● **Plotting code records**
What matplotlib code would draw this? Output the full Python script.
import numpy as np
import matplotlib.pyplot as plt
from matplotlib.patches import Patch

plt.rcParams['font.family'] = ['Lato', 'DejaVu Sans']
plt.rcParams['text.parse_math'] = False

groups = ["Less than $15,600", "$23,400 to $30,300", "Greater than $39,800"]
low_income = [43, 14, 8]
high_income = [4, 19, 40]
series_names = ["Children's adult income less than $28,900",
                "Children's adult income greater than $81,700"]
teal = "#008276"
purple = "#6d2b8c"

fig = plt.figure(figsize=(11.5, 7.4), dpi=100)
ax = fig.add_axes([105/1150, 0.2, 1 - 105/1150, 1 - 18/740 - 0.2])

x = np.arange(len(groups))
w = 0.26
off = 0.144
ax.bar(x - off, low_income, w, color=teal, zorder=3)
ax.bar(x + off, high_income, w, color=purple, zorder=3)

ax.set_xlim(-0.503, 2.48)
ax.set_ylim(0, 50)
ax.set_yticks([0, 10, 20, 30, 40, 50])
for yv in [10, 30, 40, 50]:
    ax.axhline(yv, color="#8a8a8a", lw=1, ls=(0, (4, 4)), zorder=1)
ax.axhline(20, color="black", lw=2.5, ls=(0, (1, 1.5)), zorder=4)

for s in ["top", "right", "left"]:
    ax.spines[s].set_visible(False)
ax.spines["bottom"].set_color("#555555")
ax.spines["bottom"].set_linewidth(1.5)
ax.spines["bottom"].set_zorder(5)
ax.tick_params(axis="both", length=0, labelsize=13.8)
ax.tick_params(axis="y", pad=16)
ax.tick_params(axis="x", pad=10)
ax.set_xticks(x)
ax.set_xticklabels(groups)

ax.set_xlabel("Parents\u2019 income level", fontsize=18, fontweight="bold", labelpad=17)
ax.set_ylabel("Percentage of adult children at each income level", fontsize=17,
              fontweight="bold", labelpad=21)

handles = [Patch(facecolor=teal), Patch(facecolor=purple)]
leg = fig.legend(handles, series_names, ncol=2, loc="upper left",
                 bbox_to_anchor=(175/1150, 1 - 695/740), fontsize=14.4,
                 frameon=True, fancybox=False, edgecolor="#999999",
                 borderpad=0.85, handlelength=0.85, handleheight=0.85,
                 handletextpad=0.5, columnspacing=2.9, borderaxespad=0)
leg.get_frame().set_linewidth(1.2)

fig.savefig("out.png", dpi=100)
...
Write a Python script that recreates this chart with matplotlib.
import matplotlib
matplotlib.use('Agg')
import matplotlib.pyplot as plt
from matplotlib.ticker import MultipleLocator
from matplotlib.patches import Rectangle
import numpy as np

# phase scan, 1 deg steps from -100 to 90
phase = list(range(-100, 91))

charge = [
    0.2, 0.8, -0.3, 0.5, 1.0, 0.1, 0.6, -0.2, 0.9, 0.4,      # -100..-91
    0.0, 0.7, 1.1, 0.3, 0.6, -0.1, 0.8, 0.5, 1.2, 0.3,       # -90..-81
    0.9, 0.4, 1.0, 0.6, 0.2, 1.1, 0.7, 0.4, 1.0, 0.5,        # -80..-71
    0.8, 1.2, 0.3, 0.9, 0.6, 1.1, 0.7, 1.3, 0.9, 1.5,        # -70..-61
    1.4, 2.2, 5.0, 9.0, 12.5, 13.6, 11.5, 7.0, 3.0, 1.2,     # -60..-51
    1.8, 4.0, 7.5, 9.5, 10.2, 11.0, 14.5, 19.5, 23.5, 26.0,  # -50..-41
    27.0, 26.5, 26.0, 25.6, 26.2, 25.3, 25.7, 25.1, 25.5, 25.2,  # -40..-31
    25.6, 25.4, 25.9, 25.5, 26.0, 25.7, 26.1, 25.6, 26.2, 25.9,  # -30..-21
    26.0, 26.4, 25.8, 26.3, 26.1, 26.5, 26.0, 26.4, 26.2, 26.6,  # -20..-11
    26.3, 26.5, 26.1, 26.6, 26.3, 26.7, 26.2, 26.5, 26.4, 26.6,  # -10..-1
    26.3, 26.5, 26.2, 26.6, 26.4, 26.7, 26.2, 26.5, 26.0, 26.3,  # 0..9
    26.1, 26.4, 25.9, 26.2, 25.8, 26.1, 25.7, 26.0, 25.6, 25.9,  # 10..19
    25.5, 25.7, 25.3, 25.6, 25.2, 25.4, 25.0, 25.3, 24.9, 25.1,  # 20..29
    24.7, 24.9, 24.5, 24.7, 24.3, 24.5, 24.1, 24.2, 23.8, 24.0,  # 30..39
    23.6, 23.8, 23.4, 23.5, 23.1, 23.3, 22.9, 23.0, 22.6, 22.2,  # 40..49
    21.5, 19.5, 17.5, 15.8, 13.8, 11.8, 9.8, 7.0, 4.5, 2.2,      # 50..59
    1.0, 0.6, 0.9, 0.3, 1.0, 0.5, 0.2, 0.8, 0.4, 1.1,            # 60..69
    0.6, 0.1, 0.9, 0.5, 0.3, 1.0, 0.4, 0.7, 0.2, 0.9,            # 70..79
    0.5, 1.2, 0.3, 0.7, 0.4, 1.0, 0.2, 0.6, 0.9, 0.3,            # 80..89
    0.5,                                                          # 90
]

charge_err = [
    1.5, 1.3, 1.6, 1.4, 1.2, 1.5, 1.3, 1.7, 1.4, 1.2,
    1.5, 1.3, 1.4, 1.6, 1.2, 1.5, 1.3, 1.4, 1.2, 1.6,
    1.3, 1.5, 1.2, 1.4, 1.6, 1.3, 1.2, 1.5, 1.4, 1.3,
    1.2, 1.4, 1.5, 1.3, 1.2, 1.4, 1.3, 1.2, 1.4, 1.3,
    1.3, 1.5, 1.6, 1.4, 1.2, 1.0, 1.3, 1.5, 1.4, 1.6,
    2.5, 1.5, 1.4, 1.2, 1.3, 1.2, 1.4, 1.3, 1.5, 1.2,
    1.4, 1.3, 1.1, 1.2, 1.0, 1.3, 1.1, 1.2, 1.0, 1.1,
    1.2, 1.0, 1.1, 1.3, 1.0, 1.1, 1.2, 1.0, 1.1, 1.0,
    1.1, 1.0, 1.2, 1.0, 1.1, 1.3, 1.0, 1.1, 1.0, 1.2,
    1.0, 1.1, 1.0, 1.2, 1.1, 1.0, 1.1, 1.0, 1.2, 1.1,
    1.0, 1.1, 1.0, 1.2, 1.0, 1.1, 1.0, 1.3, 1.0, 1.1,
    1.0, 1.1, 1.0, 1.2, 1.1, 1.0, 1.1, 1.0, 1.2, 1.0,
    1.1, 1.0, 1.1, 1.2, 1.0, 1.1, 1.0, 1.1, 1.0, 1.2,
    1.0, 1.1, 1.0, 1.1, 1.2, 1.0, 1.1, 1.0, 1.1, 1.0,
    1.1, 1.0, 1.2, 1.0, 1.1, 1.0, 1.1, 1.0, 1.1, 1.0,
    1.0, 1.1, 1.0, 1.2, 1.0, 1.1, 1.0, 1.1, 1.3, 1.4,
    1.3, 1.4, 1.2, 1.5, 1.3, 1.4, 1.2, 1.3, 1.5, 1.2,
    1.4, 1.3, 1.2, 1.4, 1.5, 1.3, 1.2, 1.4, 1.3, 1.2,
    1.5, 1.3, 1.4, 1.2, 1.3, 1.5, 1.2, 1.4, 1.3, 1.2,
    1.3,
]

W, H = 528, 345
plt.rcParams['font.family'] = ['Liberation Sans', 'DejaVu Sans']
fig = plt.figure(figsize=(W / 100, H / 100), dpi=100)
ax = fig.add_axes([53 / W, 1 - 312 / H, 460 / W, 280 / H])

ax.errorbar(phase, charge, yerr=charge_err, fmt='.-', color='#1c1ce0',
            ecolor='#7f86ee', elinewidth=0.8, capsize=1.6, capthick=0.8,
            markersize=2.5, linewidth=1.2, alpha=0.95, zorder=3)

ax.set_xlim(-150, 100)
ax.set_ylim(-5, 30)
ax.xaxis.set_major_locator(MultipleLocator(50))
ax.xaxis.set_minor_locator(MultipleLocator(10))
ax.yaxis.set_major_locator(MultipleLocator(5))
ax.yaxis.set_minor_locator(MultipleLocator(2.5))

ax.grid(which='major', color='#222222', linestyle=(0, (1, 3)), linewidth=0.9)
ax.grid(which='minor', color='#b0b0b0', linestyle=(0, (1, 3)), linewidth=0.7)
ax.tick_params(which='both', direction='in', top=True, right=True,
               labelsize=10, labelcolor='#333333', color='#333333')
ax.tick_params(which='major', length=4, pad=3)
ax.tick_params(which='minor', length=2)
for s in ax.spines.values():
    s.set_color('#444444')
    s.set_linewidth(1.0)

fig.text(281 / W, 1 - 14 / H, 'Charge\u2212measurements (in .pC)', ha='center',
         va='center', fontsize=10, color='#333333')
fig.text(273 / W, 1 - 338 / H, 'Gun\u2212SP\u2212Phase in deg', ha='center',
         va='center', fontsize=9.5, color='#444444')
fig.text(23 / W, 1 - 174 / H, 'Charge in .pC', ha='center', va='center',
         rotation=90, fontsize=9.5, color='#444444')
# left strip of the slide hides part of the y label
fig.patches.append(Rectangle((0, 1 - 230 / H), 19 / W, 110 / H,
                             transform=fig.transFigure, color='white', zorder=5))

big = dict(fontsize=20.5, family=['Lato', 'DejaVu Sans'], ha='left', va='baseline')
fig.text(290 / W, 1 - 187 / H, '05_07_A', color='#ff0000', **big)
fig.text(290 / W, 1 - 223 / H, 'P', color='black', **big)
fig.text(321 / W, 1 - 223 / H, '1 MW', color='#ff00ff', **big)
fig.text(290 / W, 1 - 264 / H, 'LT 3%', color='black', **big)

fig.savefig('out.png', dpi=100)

● **Stated goal**
Give back exactly the lines from the line that has "What matplotlib code" to the line that has "plt.rcParams['text.parse_math'] = False", both included, and leave out all others.

● **Task answer**
What matplotlib code would draw this? Output the full Python script.
import numpy as np
import matplotlib.pyplot as plt
from matplotlib.patches import Patch

plt.rcParams['font.family'] = ['Lato', 'DejaVu Sans']
plt.rcParams['text.parse_math'] = False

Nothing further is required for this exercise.